Every industry has an enforcing body that administers laws to safeguard the rights of both employers and employees. In the case of federal-funded construction projects, the Wage and Hour Division within the Department of Labor is responsible for implementing federal labor laws. 

 

THE WAGE AND HOUR DIVISION 

The Wage and Hour Division is accountable for enforcing labor regulations that govern minimum wage and working conditions across the United States.
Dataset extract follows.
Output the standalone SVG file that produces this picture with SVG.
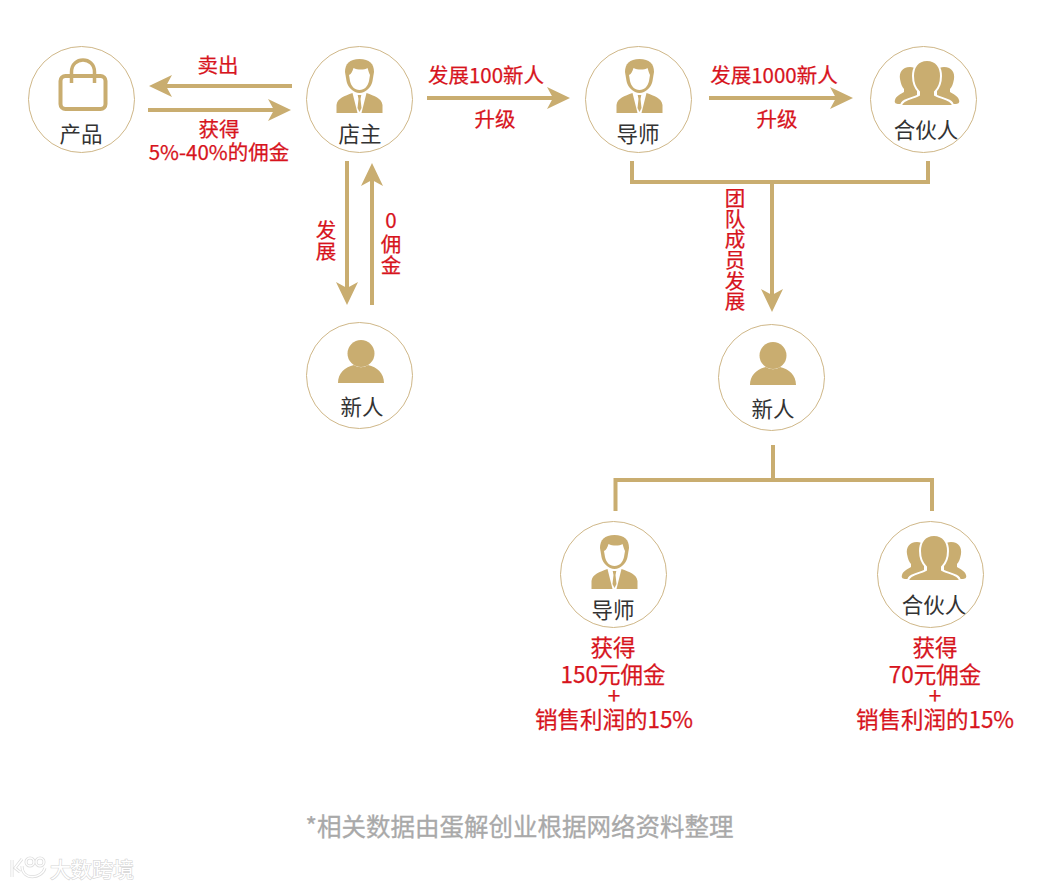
<svg xmlns="http://www.w3.org/2000/svg" width="1039" height="888" viewBox="0 0 1039 888">
<style>
text{font-family:"Noto Sans CJK SC","Noto Sans",sans-serif}
.ring{fill:#fff;stroke:#cfb788;stroke-width:1}
.ico{fill:#c9ad70}
.name{font-size:21.500px;fill:#333;text-anchor:middle}
.red{font-size:20.500px;fill:#d7141d;stroke:#d7141d;stroke-width:.25;text-anchor:middle}
.big{font-size:22.500px}
.line{fill:none;stroke:#c9ad70;stroke-width:4}
.head{fill:#c9ad70}
</style>
<defs>
<symbol id="man" overflow="visible">
<path class="ico" d="M0,-39C-10,-39 -14.500,-34 -14.500,-26L-13,-17C-12,-11 -6,-5 0,-5C6,-5 12,-11 13,-17L14.500,-26C14.500,-34 10,-39 0,-39Z"/>
<path fill="#fff" d="M-10.500,-23C-8,-24 -7,-27 -6,-30C-2,-28 5,-28 8,-30C9,-27 9.500,-25 10.500,-23L9.500,-17C8.500,-12 5,-8 0,-8C-5,-8 -8.500,-12 -9.500,-17Z"/>
<path class="ico" d="M-23,15L-23,7C-22,0 -15,-2 -7,-5L-2,15ZM23,15L23,7C22,0 15,-2 7,-5L2,15ZM-1.800,-3L1.800,-3L1,1L2,10L0,14L-2,10L-1,1Z"/>
</symbol>
<symbol id="group" overflow="visible">
<path class="ico" d="M-17,-30C-25,-30 -28,-24 -27,-18C-26,-13 -25,-10 -23,-8L-23,-5C-26,-3 -31,-1 -32,3C-33,6 -31,7 -28,7L-10,7L-10,-20L-10,-27C-12,-29 -14,-30 -17,-30Z"/>
<path class="ico" d="M17,-30C25,-30 28,-24 27,-18C26,-13 25,-10 23,-8L23,-5C26,-3 31,-1 32,3C33,6 31,7 28,7L10,7L10,-20L10,-27C12,-29 14,-30 17,-30Z"/>
<path class="ico" stroke="#fff" stroke-width="2" d="M0,-37C-10,-37 -14,-29 -14,-21C-14,-14 -11,-8 -8,-5L-8,-2C-12,1 -26,2 -26,9L26,9C26,2 12,1 8,-2L8,-5C11,-8 14,-14 14,-21C14,-29 10,-37 0,-37Z"/>
</symbol>
<symbol id="person" overflow="visible">
<path class="ico" d="M-23,8C-23,-2 -16,-8 -7,-10C-3,-7 3,-7 7,-10C16,-8 23,-2 23,8Z"/>
<circle class="ico" cx="0" cy="-21.500" r="13.500"/>
</symbol>
</defs>
<g id="connectors">
<path class="line" d="M292,86H160"/><path class="head" d="M149,86L172,75L166,86L172,97Z"/>
<path class="line" d="M148,110H280"/><path class="head" d="M291,110L268,99L274,110L268,121Z"/>
<path class="line" d="M427,98H558"/><path class="head" d="M570,98L547,87L553,98L547,109Z"/>
<path class="line" d="M709,98H841"/><path class="head" d="M853,98L830,87L836,98L830,109Z"/>
<path class="line" d="M347,161V293"/><path class="head" d="M347,305L336,282L347,288L358,282Z"/>
<path class="line" d="M372,305V175"/><path class="head" d="M372,163L361,186L372,180L383,186Z"/>
<path class="line" d="M632,161V182H928V161M772,182V300"/><path class="head" d="M772,312L761,289L772,295L783,289Z"/>
<path class="line" d="M773,445V480M615.500,511V480H932V511"/>
</g>
<g id="node-product"><circle class="ring" cx="81.500" cy="99.500" r="53"/>
<rect x="60.500" y="76" width="45" height="33" rx="5" fill="none" stroke="#c9ad70" stroke-width="4"/>
<path d="M71.500,83V72C71.500,56 94.500,56 94.500,72V83" fill="none" stroke="#c9ad70" stroke-width="3.500"/>
<text class="name" x="81" y="142">产品</text></g>
<g id="node-owner"><circle class="ring" cx="359.500" cy="99.500" r="53"/><use href="#man" x="359.500" y="98"/><text class="name" x="360" y="142">店主</text></g>
<g id="node-mentor"><circle class="ring" cx="638.500" cy="99.500" r="53"/><use href="#man" x="639.500" y="98"/><text class="name" x="638" y="142">导师</text></g>
<g id="node-partner"><circle class="ring" cx="923.500" cy="99.500" r="53"/><use href="#group" x="927" y="97"/><text class="name" x="926" y="138">合伙人</text></g>
<g id="node-new1"><circle class="ring" cx="359.500" cy="375.500" r="53"/><use href="#person" x="361" y="375"/><text class="name" x="362" y="415">新人</text></g>
<g id="node-new2"><circle class="ring" cx="771.500" cy="377.500" r="53"/><use href="#person" x="773" y="377"/><text class="name" x="773" y="417">新人</text></g>
<g id="node-mentor2"><circle class="ring" cx="613.500" cy="574.500" r="53"/><use href="#man" x="614.500" y="574"/><text class="name" x="613" y="618">导师</text></g>
<g id="node-partner2"><circle class="ring" cx="930.500" cy="574.500" r="53"/><use href="#group" x="934" y="572"/><text class="name" x="934" y="613">合伙人</text></g>
<g id="labels">
<text class="red" x="218" y="73">卖出</text>
<text class="red" x="219" y="137">获得</text>
<text class="red" x="219" y="160">5%-40%的佣金</text>
<text class="red" x="486" y="83">发展100新人</text>
<text class="red" x="495" y="127">升级</text>
<text class="red" x="774" y="83">发展1000新人</text>
<text class="red" x="777" y="127">升级</text>
<text class="red" x="326" y="238">发</text><text class="red" x="326" y="259">展</text>
<text class="red" x="391" y="228">0</text><text class="red" x="391" y="252">佣</text><text class="red" x="391" y="273">金</text>
<text class="red" x="735" y="206">团</text><text class="red" x="735" y="227">队</text><text class="red" x="735" y="247">成</text><text class="red" x="735" y="268">员</text><text class="red" x="735" y="289">发</text><text class="red" x="735" y="309">展</text>
<text class="red big" x="613" y="656">获得</text>
<text class="red big" x="613" y="683">150元佣金</text>
<text class="red big" x="614" y="704">+</text>
<text class="red big" x="614" y="728">销售利润的15%</text>
<text class="red big" x="935" y="656">获得</text>
<text class="red big" x="935" y="683">70元佣金</text>
<text class="red big" x="935" y="704">+</text>
<text class="red big" x="935" y="728">销售利润的15%</text>
<text x="519.500" y="836" text-anchor="middle" style="font-size:24.500px;fill:#a9a9a9;stroke:#a9a9a9;stroke-width:.3">*相关数据由蛋解创业根据网络资料整理</text>
</g>
<g id="watermark">
<g fill="none" stroke="#ddd" stroke-width="3"><path d="M12,860V877M22,859L15,868L20,872"/><path d="M22,866C22,881 42,879 45,868"/><circle cx="30" cy="862" r="4"/><circle cx="40" cy="862" r="4"/></g>
<g fill="none" stroke="#fff" stroke-width="1.500"><path d="M12,860V877M22,859L15,868L20,872"/><path d="M22,866C22,881 42,879 45,868"/><circle cx="30" cy="862" r="4"/><circle cx="40" cy="862" r="4"/></g>
<text x="50" y="877" style="font-size:21px;fill:#fff;stroke:#d5d5d5;stroke-width:1.200;paint-order:stroke">大数跨境</text>
</g>
</svg>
These labor standards cover private sectors, state and local employment, and federally-funded construction projects.

 

The Wage and Hour Division of the Department of Labor has standard wage and hour laws in the case of prevailing wage rates.

 

WHAT IS THE PREVAILING WAGE RATE?

The U.S. Department of Labor defined the prevailing wage rate as “the average wage paid to similarly employ workers in a specific occupation in the area of intended employment". Wages for federally-funded projects vary from state or county. 

 

Workers engaging in actual construction work, such as government-owned buildings and infrastructure, are protected by the Davis-Bacon Act Law, which ensures they are paid the basic hourly wage rate in the state for which they labor. It also guarantees that workers are receiving the additional fringe benefits, protects the health and welfare of the workers, and discourages excessively long work hours – but if needed, must be well-compensated for the additional hours they work.  

 

The contractor's prevailing wage obligation can be accomplished by either providing the applicable prevailing wage in cash compensation to each laborer and mechanic or by a mix of cash wages and employer-provided bona fide fringe benefits.

 

The prevailing wage rates are derived from wage records, employer surveys, and Union Labor contracts. When determining which prevailing wage rates should be used on a project, you should research the specific area in which the project is located because this will assist influence what prevailing wage should be used.